Byzantium presents a gender divide within a monstrous subculture, and it furthers the conflict by including a scene in which teenage Eleanor is raped. Her mother, in order to help her survive the attack and become stronger, makes a questionable decision and turns her into a vampire, leaving both women immortal victims.
Gemma Arterton was an interesting casting choice for Clara, as she is a classically seductive looking actress without a natural menacing energy. The realism of the film remains intact, as Clara has to defend herself and her daughter from a seemingly endless barrage of male suitors and attackers. My only qualm was Clara choosing one of the men in the end.
8. Blood: The Last Vampire, (2000)
I chose Blood as the only animated film on my list because of its protagonist Saya. There is certainly a wealth of animation (especially Japanese) centered around vampires, but Blood pits a female, teenage assassin against a legion of these monsters, and the conceit allows the film to stand out among its counterparts.
Set in the 1960s, the film follows Saya’s missions surrounding an American airbase which is gearing up for the impending war in Vietnam. Though Saya’s main concern is tracking down bat-like vampire creatures who disguise themselves as schoolgirls, the political unrest is pervasive, and it culminates in the final scenes of the film.
The film was praised globally as “sleek, dark and sexy,” and Katsuya Terada’s character designs are rooted in his previous work in video game development. Saya’s movements are lyrical and the film appears low-lit and is mostly formed using dark shades of brown and grey. There is a whining, almost noir sound to much of the film’s score, which adds to its unique feel as well.
9. Only Lovers Left Alive, (2013)
I include this film, although I haven’t seen it yet, partially because I want the chance to post Tom Hiddleston photos on my blog.
On a more serious note, Only Lovers received the Palme d’Or at Cannes in 2013, making it one of very few vampire films to receive such an honor. One wonders what sort of interesting cinema we could produce in the vampiric realm, if only we were able to forget all the trash that’s come out in the last decade and explore the genre as a new form.
Though I rolled my eyes when I discovered the main characters’ names are Adam and Eve (seriously?), the story of a contemporary rock musician experiencing depression as a results of his status as a vampire is an interesting one. Unfortunately, I’m not sure how much exploration the film will take on, considering the story of an ancient being thrown into our modern world is a little tired. Also, as much as I love Hiddleston, watching Tilda Swinton fall in love with him as she tries to convince him that being a vampire isn’t that bad is…less than appealing.

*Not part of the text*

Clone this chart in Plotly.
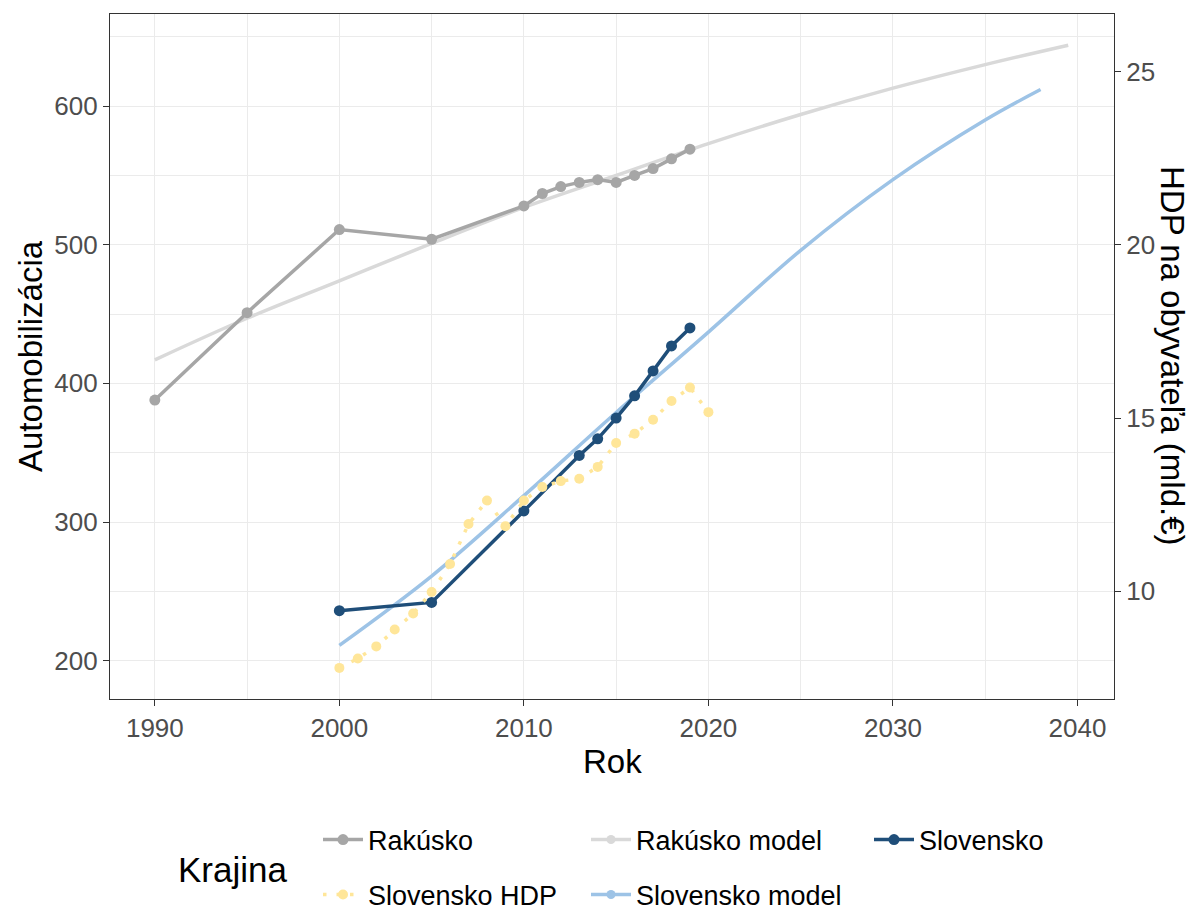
import plotly.graph_objects as go

# ---------------- data ----------------
rak_years = [1990, 1995, 2000, 2005, 2010, 2011, 2012, 2013, 2014, 2015, 2016, 2017, 2018, 2019]
rakusko = [388, 451, 511, 504, 528, 537, 542, 545, 547, 545, 550, 555, 562, 569]

rak_model_years = [1990, 1995, 2000, 2005, 2010, 2015, 2020, 2025, 2030, 2035, 2039.5]
rakusko_model = [417, 447, 474, 501, 527, 550, 573, 594, 613, 630, 644]

sk_years = [2000, 2005, 2010, 2013, 2014, 2015, 2016, 2017, 2018, 2019]
slovensko = [236, 242, 308, 348, 360, 375, 391, 409, 427, 440]

sk_model_years = [2000, 2005, 2010, 2015, 2020, 2025, 2030, 2035, 2038]
slovensko_model = [211, 261, 319, 379, 437, 496, 547, 590, 612]

hdp_years = [2000, 2001, 2002, 2003, 2004, 2005, 2006, 2007, 2008, 2009, 2010,
             2011, 2012, 2013, 2014, 2015, 2016, 2017, 2018, 2019, 2020]
slovensko_hdp = [7.79, 8.06, 8.41, 8.90, 9.36, 9.98, 10.79, 11.94, 12.62, 11.88, 12.62,
                 13.01, 13.18, 13.25, 13.59, 14.28, 14.55, 14.95, 15.49, 15.88, 15.17]

x_ticks = [1990, 2000, 2010, 2020, 2030, 2040]
y_ticks = [200, 300, 400, 500, 600]
y2_ticks = [10, 15, 20, 25]

# ---------------- styling ----------------
W, H = 1192, 911
ML, MR, MT, MB = 110, 78, 14, 212
PW, PH = W - ML - MR, H - MT - MB
FONT = "Liberation Sans, Arial, sans-serif"
TICK_FONT = dict(family=FONT, size=26, color="#4D4D4D")
TITLE_FONT = dict(family=FONT, size=33, color="#000000")
LEGTITLE_FONT = dict(family=FONT, size=35, color="#000000")
LEG_FONT = dict(family=FONT, size=27, color="#000000")

C_RAK = "#A6A6A6"
C_RAK_M = "#D9D9D9"
C_SK = "#1F4E79"
C_SK_M = "#9DC3E6"
C_HDP = "#FFE699"

Y_RANGE = [172.3, 666.5]
SCALE = 25.0  # primary = 25 * secondary

def px_x(p):
    return (p - ML) / PW

def px_y(p):
    return (H - MB - p) / PH

def leg(px, py):
    return dict(xref="container", yref="container", x=px / W, y=1 - py / H,
                xanchor="left", yanchor="middle", orientation="h",
                font=LEG_FONT, bgcolor="rgba(0,0,0,0)", itemwidth=40,
                borderwidth=0)

fig = go.Figure()

fig.add_trace(go.Scatter(x=rak_model_years, y=rakusko_model, mode="lines",
                         name="Rakúsko model", line=dict(color=C_RAK_M, width=3.5, shape="spline"),
                         showlegend=False))
fig.add_trace(go.Scatter(x=sk_model_years, y=slovensko_model, mode="lines",
                         name="Slovensko model", line=dict(color=C_SK_M, width=3.5, shape="spline"),
                         showlegend=False))
fig.add_trace(go.Scatter(x=rak_years, y=rakusko, mode="lines+markers",
                         name="Rakúsko", line=dict(color=C_RAK, width=3.5),
                         marker=dict(color=C_RAK, size=11), legend="legend"))
fig.add_trace(go.Scatter(x=sk_years, y=slovensko, mode="lines+markers",
                         name="Slovensko", line=dict(color=C_SK, width=3.5),
                         marker=dict(color=C_SK, size=11), legend="legend3"))
fig.add_trace(go.Scatter(x=hdp_years, y=slovensko_hdp, mode="lines+markers", yaxis="y2",
                         name="Slovensko HDP", line=dict(color=C_HDP, width=3.5, dash="3.5px,10px"),
                         marker=dict(color=C_HDP, size=10), legend="legend4"))
# legend keys for the model lines (ggplot shows a dot in every key)
fig.add_trace(go.Scatter(x=[None], y=[None], mode="lines+markers", name="Rakúsko model",
                         line=dict(color=C_RAK_M, width=3.5), marker=dict(color=C_RAK_M, size=9),
                         legend="legend2", hoverinfo="skip"))
fig.add_trace(go.Scatter(x=[None], y=[None], mode="lines+markers", name="Slovensko model",
                         line=dict(color=C_SK_M, width=3.5), marker=dict(color=C_SK_M, size=9),
                         legend="legend5", hoverinfo="skip"))

axis_common = dict(showline=True, linecolor="#333333", linewidth=1.3,
                   ticks="outside", ticklen=6, tickwidth=1.3, tickcolor="#333333",
                   tickfont=TICK_FONT, zeroline=False)

fig.update_layout(
    width=W, height=H,
    margin=dict(l=ML, r=MR, t=MT, b=MB, autoexpand=False),
    paper_bgcolor="white", plot_bgcolor="white",
    font=dict(family=FONT),
    xaxis=dict(range=[1987.57, 2041.98], tickvals=x_ticks, mirror=True,
               showgrid=True, gridcolor="#EBEBEB", gridwidth=1.4,
               minor=dict(dtick=5, tick0=1985, showgrid=True, gridcolor="#EBEBEB", gridwidth=0.7, ticks=""),
               **axis_common),
    yaxis=dict(range=Y_RANGE, tickvals=y_ticks, mirror=True,
               showgrid=True, gridcolor="#EBEBEB", gridwidth=1.4,
               minor=dict(dtick=50, tick0=150, showgrid=True, gridcolor="#EBEBEB", gridwidth=0.7, ticks=""),
               **axis_common),
    yaxis2=dict(range=[Y_RANGE[0] / SCALE, Y_RANGE[1] / SCALE], tickvals=y2_ticks,
                overlaying="y", side="right", showgrid=False, **axis_common),
    legend=leg(318, 840),
    legend2=leg(586, 840),
    legend3=leg(869, 840),
    legend4=leg(318, 895),
    legend5=leg(586, 895),
    showlegend=True,
    annotations=[
        dict(text="Rok", x=px_x(612), y=px_y(762), xref="paper", yref="paper",
             showarrow=False, font=TITLE_FONT, xanchor="center", yanchor="middle"),
        dict(text="Automobilizácia", x=px_x(30), y=px_y(356), xref="paper", yref="paper",
             showarrow=False, font=TITLE_FONT, textangle=-90, xanchor="center", yanchor="middle"),
        dict(text="HDP na obyvateľa (mld.€)", x=px_x(1173), y=px_y(356), xref="paper", yref="paper",
             showarrow=False, font=TITLE_FONT, textangle=90, xanchor="center", yanchor="middle"),
        dict(text="Krajina", x=px_x(176), y=px_y(869), xref="paper", yref="paper",
             showarrow=False, font=LEGTITLE_FONT, xanchor="left", yanchor="middle"),
    ],
)

fig.write_html("out.html", config={"displayModeBar": False},
               post_script="document.body.style.margin='0px';document.body.style.overflow='hidden';")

The film deserves consideration on the grounds of re-examining the vampire as a monster alongside humans, and I will definitely watch it when it’s available.
10. The Strain, (2014)
Guillermo del Toro returns to the world of vampires this summer, with an FX TV series based on his horror novel from 2009. I assume much of the plot will follow closely to the book, which details the release of a vampiric virus released at JFK International Airport. What’s most exciting about the TV series is del Toro’s free reign as far as character design, horrifying make-up and sets. Anytime they let this guy loose, the visuals are just tremendous.
No word yet on the series’ manipulation of vampire tropes and monstrosity, but Corey Stoll (of House of Cards fame) billed as a lead actor is exciting enough to give the show a try. He’s joined, in a minor role, by Sean Astin in the struggle against vampires swarming Queens. The series premieres in July; I’ll review the first episode as soon as it’s available.